IKEA also does a very good job in their USA stores of hiding the fact that
all their products are metric.  The shelf labels have all this oddball
fractions of inches stuff.

 

Carleton

 

  _____  

From: [EMAIL PROTECTED] [mailto:[EMAIL PROTECTED] On Behalf
Of Robert Price
Sent: Monday, May 21, 2007 13:45
To: U.S. Metric Association
Subject: [USMA:38742] Re: Meter stick woes

 

If all else fails you could try Ikea, if there is one near you.  They have a
meter tape that is free to all customers.

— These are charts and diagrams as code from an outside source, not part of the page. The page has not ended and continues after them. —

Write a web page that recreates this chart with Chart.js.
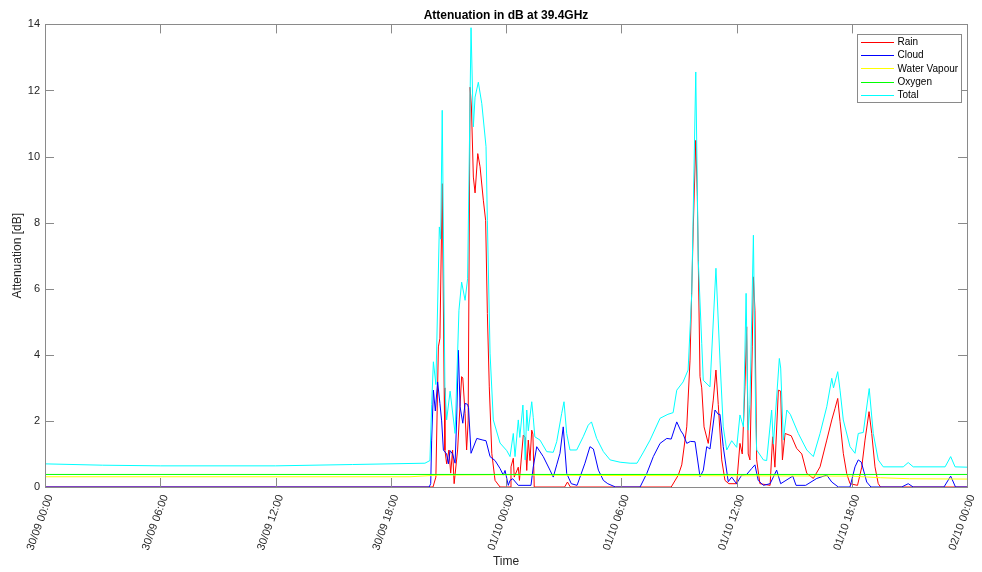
<!DOCTYPE html>
<html>
<head>
  <meta charset="UTF-8" />
  <title>Attenuation in dB at 39.4GHz</title>
  <style>
    body { margin: 0; background: #fff; }
    #wrap { width: 982px; height: 572px; }
  </style>
</head>
<body>
  <div id="wrap"><canvas id="chart" width="982" height="572"></canvas></div>

  <script src="https://cdn.jsdelivr.net/npm/chart.js@4.4.1/dist/chart.umd.min.js"></script>
  <script>
    // time in hours from 30/09 00:00, values in dB
    const xTickLabels = ['30/09 00:00', '30/09 06:00', '30/09 12:00', '30/09 18:00',
      '01/10 00:00', '01/10 06:00', '01/10 12:00', '01/10 18:00', '02/10 00:00'];

    const rainT = [0, 20.2, 20.35, 20.48, 20.56, 20.68, 20.78, 20.82, 20.91, 21.03, 21.12, 21.22, 21.3, 21.48,
      21.69, 21.75, 21.87, 21.95, 22.03, 22.13, 22.2, 22.3, 22.39, 22.53, 22.65, 22.82, 22.94, 23.03, 23.13,
      23.26, 23.43, 23.69, 24.21, 24.26, 24.38, 24.43, 24.64, 24.7, 24.9, 25.0, 25.08, 25.16, 25.25, 25.34,
      25.4, 25.47, 27.05, 27.2, 27.35, 32.6, 32.97, 33.15, 33.41, 33.58, 33.75, 33.88, 33.96, 34.1, 34.19,
      34.31, 34.53, 34.79, 34.93, 35.05, 35.23, 35.4, 35.6, 36.01, 36.18, 36.3, 36.44, 36.53, 36.61, 36.7,
      36.82, 36.88, 36.96, 37.05, 37.22, 37.75, 37.88, 38.0, 38.18, 38.3, 38.39, 38.53, 38.85, 39.13, 39.4,
      39.66, 40.0, 40.35, 40.7, 40.96, 41.13, 41.27, 41.39, 41.56, 41.74, 41.91, 42.3, 42.52, 42.69, 42.9,
      43.04, 43.21, 43.38, 43.5, 48];
    const rainV = [0, 0, 0.3, 4.24, 4.5, 9.18, 3.0, 1.12, 0.7, 1.12, 0.42, 1.12, 0.1, 1.12,
      3.34, 3.3, 2.23, 1.12, 2.0, 12.1, 11.5, 9.38, 8.9, 10.09, 9.69, 8.68, 8.07, 5.25, 3.03,
      1.02, 0.2, 0, 0, 0.61, 0.87, 0.3, 0.6, 0.2, 1.57, 1.5, 0.5, 1.42, 0.8, 1.72,
      1.6, 0, 0, 0.15, 0, 0, 0.36, 0.67, 1.82, 3.84, 7.87, 10.49, 8.8, 3.34, 3.0,
      1.82, 1.32, 2.63, 3.54, 2.5, 0.82, 0.2, 0.1, 0.1, 1.32, 1.0, 3.03, 4.85, 1.0, 0.82,
      4.24, 6.36, 5.35, 0.82, 0.1, 0.05, 1.52, 0.6, 2.93, 2.9, 0.82, 1.62, 1.55, 1.17, 1.0,
      0.41, 0.26, 0.61, 1.42, 2.03, 2.38, 2.68, 1.98, 1.02, 0.4, 0.1, 0.05, 0.6, 1.42, 2.28,
      1.62, 0.61, 0.1, 0, 0];

    const cloudT = [0, 20.0, 20.08, 20.13, 20.22, 20.32, 20.44, 20.56, 20.65, 20.74, 20.91, 21.0, 21.09, 21.22,
      21.35, 21.43, 21.52, 21.61, 21.75, 21.87, 22.0, 22.05, 22.18, 22.48, 22.8, 22.96, 23.17, 23.43, 23.69,
      23.86, 23.95, 24.12, 24.21, 24.35, 24.64, 25.3, 25.42, 25.6, 25.94, 26.29, 26.46, 26.64, 26.81, 26.98,
      27.16, 27.4, 27.7, 28.11, 28.37, 28.55, 28.81, 29.07, 29.3, 29.7, 30.98, 31.33, 31.67, 32.02, 32.37,
      32.6, 32.89, 33.1, 33.22, 33.41, 33.6, 33.84, 34.1, 34.27, 34.45, 34.62, 34.88, 35.05, 35.14, 35.31,
      35.57, 35.75, 36.0, 36.27, 36.53, 36.79, 36.96, 37.13, 37.4, 37.75, 38.09, 38.3, 38.93, 39.1, 39.6,
      40.18, 40.7, 40.96, 41.3, 41.91, 42.17, 42.34, 42.5, 42.78, 43.0, 44.6, 44.94, 45.2, 46.8, 47.15, 47.4, 48];
    const cloudV = [0, 0, 0.1, 1.42, 2.93, 2.3, 3.18, 2.53, 2.0, 1.12, 1.0, 0.7, 1.1, 1.0,
      0.72, 2.03, 4.14, 2.43, 1.93, 2.53, 2.5, 2.4, 1.02, 1.47, 1.42, 1.4, 0.92, 0.8, 0.56,
      0.36, 0.5, 0.05, 0.2, 0.25, 0.05, 0.05, 0.61, 1.22, 0.92, 0.51, 0.3, 0.67, 1.02, 1.82,
      0.41, 0.1, 0.05, 0.72, 1.22, 1.15, 0.51, 0.2, 0.1, 0, 0, 0.41, 0.92, 1.32, 1.47,
      1.45, 1.97, 1.7, 1.6, 1.32, 1.38, 1.37, 0.31, 0.5, 1.22, 1.15, 2.33, 2.2, 2.2, 1.22,
      0.16, 0.3, 0.1, 0.36, 0.38, 0.56, 0.67, 0.2, 0.05, 0.1, 0.51, 0.1, 0.33, 0.05, 0.05,
      0.26, 0.36, 0.15, 0, 0, 0.61, 0.82, 0.75, 0.15, 0, 0, 0.1, 0, 0, 0.33, 0, 0];

    const vapourT = [0, 19, 20.5, 24, 28, 36, 42, 43.5, 45, 48];
    const vapourV = [0.31, 0.31, 0.36, 0.37, 0.35, 0.34, 0.33, 0.28, 0.25, 0.24];

    const oxygenT = [0, 48];
    const oxygenV = [0.38, 0.38];

    const totalT = [0, 3, 6, 12, 16, 19.78, 20.04, 20.13, 20.22, 20.35, 20.53, 20.6, 20.68, 20.82, 20.91, 21.09,
      21.35, 21.55, 21.69, 21.87, 22.0, 22.18, 22.3, 22.39, 22.56, 22.74, 22.96, 23.03, 23.17, 23.34, 23.69,
      24.04, 24.21, 24.38, 24.47, 24.64, 24.72, 24.88, 25.0, 25.08, 25.16, 25.34, 25.42, 25.5, 25.77, 26.12,
      26.46, 26.64, 26.9, 27.02, 27.16, 27.33, 27.68, 28.02, 28.28, 28.45, 28.72, 29.07, 29.42, 29.94, 30.46,
      30.82, 31.13, 31.5, 32.02, 32.43, 32.7, 32.89, 33.22, 33.48, 33.67, 33.88, 34.01, 34.19, 34.27, 34.62,
      34.93, 35.14, 35.31, 35.49, 35.75, 36.01, 36.18, 36.36, 36.5, 36.61, 36.7, 36.88, 37.0, 37.05, 37.4,
      37.57, 37.83, 37.92, 38.23, 38.3, 38.44, 38.62, 38.8, 39.22, 39.5, 39.66, 40.0, 40.35, 40.7, 40.96,
      41.05, 41.27, 41.39, 41.56, 41.91, 42.17, 42.34, 42.6, 42.91, 43.12, 43.38, 43.64, 44.68, 44.94, 45.2,
      46.86, 47.15, 47.38, 48];
    const totalV = [0.70, 0.66, 0.64, 0.64, 0.68, 0.72, 0.80, 2.5, 3.79, 3.1, 7.87, 7.5, 11.4, 3.03, 2.03, 2.9,
      1.62, 5.35, 6.2, 5.65, 6.3, 13.9, 10.9, 11.8, 12.25, 11.6, 10.3, 8.07, 4.05, 2.03, 1.33,
      1.1, 0.92, 1.62, 0.92, 2.03, 1.5, 2.48, 0.82, 2.33, 1.7, 2.58, 2.1, 1.52, 1.42, 1.07,
      1.05, 1.37, 2.23, 2.58, 1.62, 1.12, 1.12, 1.52, 1.87, 1.97, 1.47, 1.07, 0.82, 0.75, 0.72,
      0.72, 1.03, 1.42, 2.08, 2.2, 2.25, 2.93, 3.18, 3.54, 5.86, 12.56, 6.86, 4.35, 3.23, 3.03,
      6.62, 3.84, 1.82, 1.12, 1.4, 1.2, 2.18, 1.82, 5.86, 1.72, 2.5, 7.62, 2.0, 1.12, 0.82,
      0.80, 2.33, 1.3, 3.89, 3.6, 1.42, 2.33, 2.2, 1.62, 1.3, 1.12, 0.92, 1.62, 2.43, 3.29,
      3.0, 3.49, 2.93, 2.03, 1.22, 1.02, 1.62, 1.65, 2.98, 1.62, 0.82, 0.61, 0.61, 0.74, 0.61,
      0.61, 0.92, 0.61, 0.60];

    function pts(t, v) {
      return t.map((x, i) => ({ x: x, y: v[i] }));
    }

    // MATLAB style box with inward ticks on all four sides
    const axesBox = {
      id: 'axesBox',
      afterDatasetsDraw(chart) {
        const { ctx, chartArea: a, scales } = chart;
        const tl = 9;
        ctx.save();
        ctx.strokeStyle = '#8a8a8a';
        ctx.lineWidth = 1;
        ctx.beginPath();
        scales.y.ticks.forEach(t => {
          const y = Math.round(scales.y.getPixelForValue(t.value)) + 0.5;
          ctx.moveTo(a.left, y); ctx.lineTo(a.left + tl, y);
          ctx.moveTo(a.right, y); ctx.lineTo(a.right - tl, y);
        });
        scales.x.ticks.forEach(t => {
          const x = Math.round(scales.x.getPixelForValue(t.value)) + 0.5;
          ctx.moveTo(x, a.bottom); ctx.lineTo(x, a.bottom - tl);
          ctx.moveTo(x, a.top); ctx.lineTo(x, a.top + tl);
        });
        ctx.stroke();
        ctx.strokeRect(Math.round(a.left) + 0.5, Math.round(a.top) + 0.5,
          Math.round(a.right - a.left), Math.round(a.bottom - a.top));
        ctx.restore();
      }
    };

    // legend box in the top right corner of the axes
    const boxLegend = {
      id: 'boxLegend',
      afterDraw(chart) {
        const { ctx, chartArea: a } = chart;
        const sets = chart.data.datasets;
        const w = 104, rowH = 13.4;
        const h = sets.length * rowH + 1;
        const x0 = Math.round(a.right - 6 - w) + 0.5;
        const y0 = Math.round(a.top + 10) + 0.5;
        ctx.save();
        ctx.fillStyle = '#fff';
        ctx.fillRect(x0, y0, w, h);
        ctx.strokeStyle = '#8a8a8a';
        ctx.lineWidth = 1;
        ctx.strokeRect(x0, y0, w, h);
        ctx.font = '10px "Liberation Sans", Arial, sans-serif';
        ctx.textBaseline = 'middle';
        sets.forEach((ds, i) => {
          const y = y0 + 7 + i * rowH;
          ctx.fillStyle = ds.borderColor;
          ctx.fillRect(Math.round(x0 + 3), Math.round(y), 33, 1);
          ctx.fillStyle = '#000';
          ctx.fillText(ds.label, x0 + 40, y + 0.5);
        });
        ctx.restore();
      }
    };

    const line = (label, t, v, color, order) => ({
      label: label,
      data: pts(t, v),
      borderColor: color,
      backgroundColor: color,
      borderWidth: 1,
      pointRadius: 0,
      tension: 0,
      fill: false,
      order: order
    });

    new Chart(document.getElementById('chart').getContext('2d'), {
      type: 'line',
      data: {
        datasets: [
          line('Rain', rainT, rainV, '#ff0000', 4),
          line('Cloud', cloudT, cloudV, '#0000ff', 3),
          line('Water Vapour', vapourT, vapourV, '#ffff00', 2),
          line('Oxygen', oxygenT, oxygenV, '#00ff00', 1),
          line('Total', totalT, totalV, '#00ffff', 0)
        ]
      },
      options: {
        responsive: false,
        animation: false,
        layout: { padding: { left: 0, right: 15, top: 0, bottom: 0 } },
        plugins: {
          legend: { display: false },
          tooltip: { enabled: false },
          title: {
            display: true,
            text: 'Attenuation in dB at 39.4GHz',
            fullSize: false,
            color: '#000',
            font: { family: '"Liberation Sans", Arial, sans-serif', size: 12, weight: 'bold' },
            padding: { top: 8, bottom: 2 }
          }
        },
        scales: {
          x: {
            type: 'linear',
            min: 0,
            max: 48,
            grid: { display: false, drawTicks: false },
            border: { display: false },
            ticks: {
              stepSize: 6,
              autoSkip: false,
              minRotation: 70,
              maxRotation: 70,
              padding: 6,
              labelOffset: 5,
              color: '#262626',
              font: { family: '"Liberation Sans", Arial, sans-serif', size: 11 },
              callback: v => xTickLabels[v / 6]
            },
            title: {
              display: true,
              text: 'Time',
              color: '#262626',
              font: { family: '"Liberation Sans", Arial, sans-serif', size: 12 },
              padding: { top: 0, bottom: 3 }
            },
            afterFit(s) {
              s.height = 85;
              s.paddingLeft = 0;
              s.paddingRight = 0;
            }
          },
          y: {
            min: 0,
            max: 14,
            grid: { display: false, drawTicks: false },
            border: { display: false },
            ticks: {
              stepSize: 2,
              padding: 5,
              color: '#262626',
              font: { family: '"Liberation Sans", Arial, sans-serif', size: 11 }
            },
            title: {
              display: true,
              text: 'Attenuation [dB]',
              color: '#262626',
              font: { family: '"Liberation Sans", Arial, sans-serif', size: 12 },
              padding: { top: 10, bottom: 0 }
            },
            afterFit(s) { s.width = 45; }
          }
        }
      },
      plugins: [axesBox, boxLegend]
    });
  </script>
</body>
</html>
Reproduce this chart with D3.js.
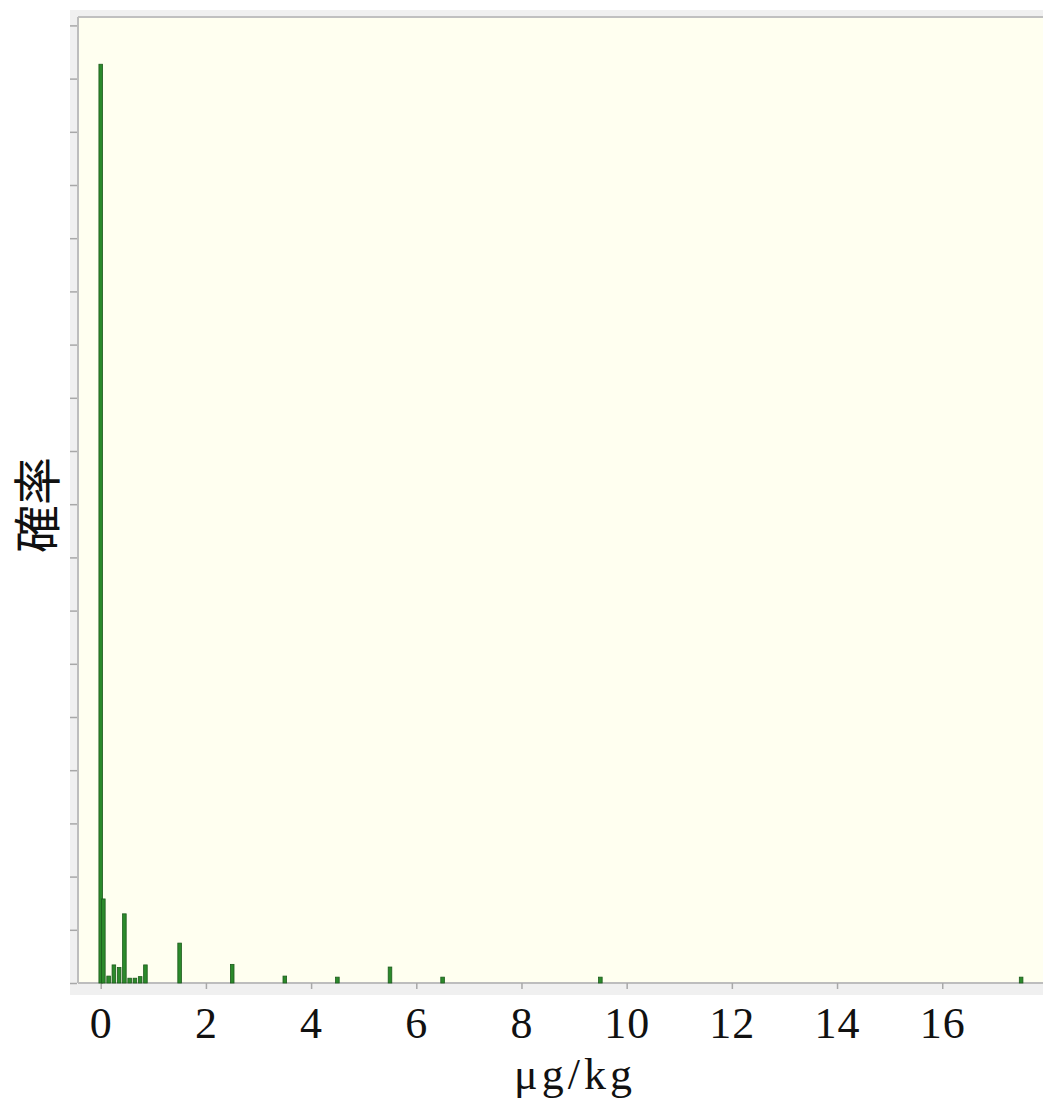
<!DOCTYPE html>
<html>
<head>
<meta charset="utf-8">
<script src="https://cdn.jsdelivr.net/npm/d3@7/dist/d3.min.js"></script>
<style>
html,body{margin:0;padding:0;background:#ffffff;}
svg{display:block;}
</style>
</head>
<body>
<div id="chart"></div>
<script>
// bin centres (µg/kg) and probability of each bar
const binCenters = [0, 0.05, 0.15, 0.25, 0.35, 0.45, 0.55, 0.65, 0.75, 0.85, 1.5, 2.5, 3.5, 4.5, 5.5, 6.5, 9.5, 17.5];
const probabilities = [0.1727, 0.0158, 0.0013, 0.0034, 0.0029, 0.0130, 0.0009, 0.0009, 0.0012, 0.0034, 0.0075, 0.0035, 0.0013, 0.0011, 0.0030, 0.0011, 0.0011, 0.0011];
const xTickValues = [0, 2, 4, 6, 8, 10, 12, 14, 16];
const yTickValues = d3.range(0, 0.1805, 0.01);
const xAxisTitle = "μg/kg";
const yAxisTitle = "確率";

const W = 1043, H = 1101;
const svg = d3.select("#chart").append("svg").attr("width", W).attr("height", H);

const plot = {left: 78, top: 17, right: 1043, bottom: 983};

const x = d3.scaleLinear().domain([-0.432, 17.916]).range([plot.left, plot.right]);
const y = d3.scaleLinear().domain([0, 0.18158]).range([plot.bottom, plot.top]);

// outer grey panel
svg.append("rect").attr("x", 70).attr("y", 10).attr("width", W - 70).attr("height", 985).attr("fill", "#f0f0f0");
// plot area
svg.append("rect").attr("x", plot.left).attr("y", plot.top)
  .attr("width", plot.right - plot.left + 5).attr("height", plot.bottom - plot.top)
  .attr("fill", "#fffff0");

// frame lines
svg.append("line").attr("x1", plot.left).attr("x2", W).attr("y1", plot.top).attr("y2", plot.top)
  .attr("stroke", "#c0c0c0").attr("stroke-width", 2);
svg.append("line").attr("x1", plot.left).attr("x2", plot.left).attr("y1", plot.top).attr("y2", plot.bottom)
  .attr("stroke", "#bdbdbd").attr("stroke-width", 2);
svg.append("line").attr("x1", plot.left).attr("x2", W).attr("y1", plot.bottom).attr("y2", plot.bottom)
  .attr("stroke", "#bdbdbd").attr("stroke-width", 2);

// y axis ticks (no labels)
const yAxis = d3.axisLeft(y).tickValues(yTickValues).tickSize(7).tickFormat("");
const gy = svg.append("g").attr("transform", `translate(${plot.left - 1},0)`).call(yAxis);
gy.select(".domain").remove();
gy.selectAll(".tick line").attr("stroke", "#a8a8a8").attr("stroke-width", 1.5);

// x axis
const xAxis = d3.axisBottom(x).tickValues(xTickValues).tickSize(6).tickPadding(20).tickFormat(d3.format("d"));
const gx = svg.append("g").attr("transform", `translate(0,${plot.bottom})`).call(xAxis);
gx.select(".domain").remove();
gx.selectAll(".tick line").attr("stroke", "#a8a8a8").attr("stroke-width", 1.5);
gx.selectAll(".tick text")
  .attr("font-family", "'Liberation Serif', 'DejaVu Serif', serif")
  .attr("font-size", 44).attr("fill", "#111").attr("dy", "0.66em")
  .attr("letter-spacing", 1);

// bars
svg.append("g").selectAll("rect").data(binCenters).join("rect")
  .attr("x", (d) => x(d) - 1.8)
  .attr("width", 3.6)
  .attr("y", (d, i) => y(probabilities[i]))
  .attr("height", (d, i) => y(0) - y(probabilities[i]))
  .attr("fill", "#2b8a2b")
  .attr("stroke", "#1c5a1c")
  .attr("stroke-width", 0.8);

// axis titles
svg.append("text").attr("x", 575).attr("y", 1089).attr("text-anchor", "middle")
  .attr("font-family", "'Liberation Serif', 'DejaVu Serif', serif")
  .attr("font-size", 44).attr("letter-spacing", 4).attr("fill", "#111").text(xAxisTitle);

svg.append("text").attr("transform", "translate(55,505) rotate(-90)")
  .attr("text-anchor", "middle")
  .attr("font-family", "'Noto Sans CJK JP', sans-serif")
  .attr("font-size", 48).attr("fill", "#111").text(yAxisTitle);
</script>
</body>
</html>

This is not a wooden stick, but at least you would have a metric measure.

Bob



 

----- Original Message ----
From: Mike Millet <[EMAIL PROTECTED]>
To: U.S. Metric Association <[email protected]>
Sent: Saturday, May 19, 2007 8:49:41 PM
Subject: [USMA:38732] Meter stick woes

Hi all,

 

I was wondering if any of you had any idea just where I could go to acquire
a nice (preferably wooden) meterstick.  The reason I ask is that my mother
homsechooles both my sister and my brother and they recently switched to
using a curriculum from the UK that is of course in all SI. 

 

The previous curriculua they have used has had maths problems in a mixture
of USC and SI, and so getting used to the SI only measures has not been a
problem for either one of the kids. However, many fruitless trips around
town has led me to believe that the meterstick must be one rare measurement
animal in the US. 

 

My grandmother had a meterstick that she got while in Tahiti in 1982 but
someone appears to have thrown it out long ago.

 

Any ideas?

 

Mike

-- 
"The boy is dangerous, they all sense it why can't you?"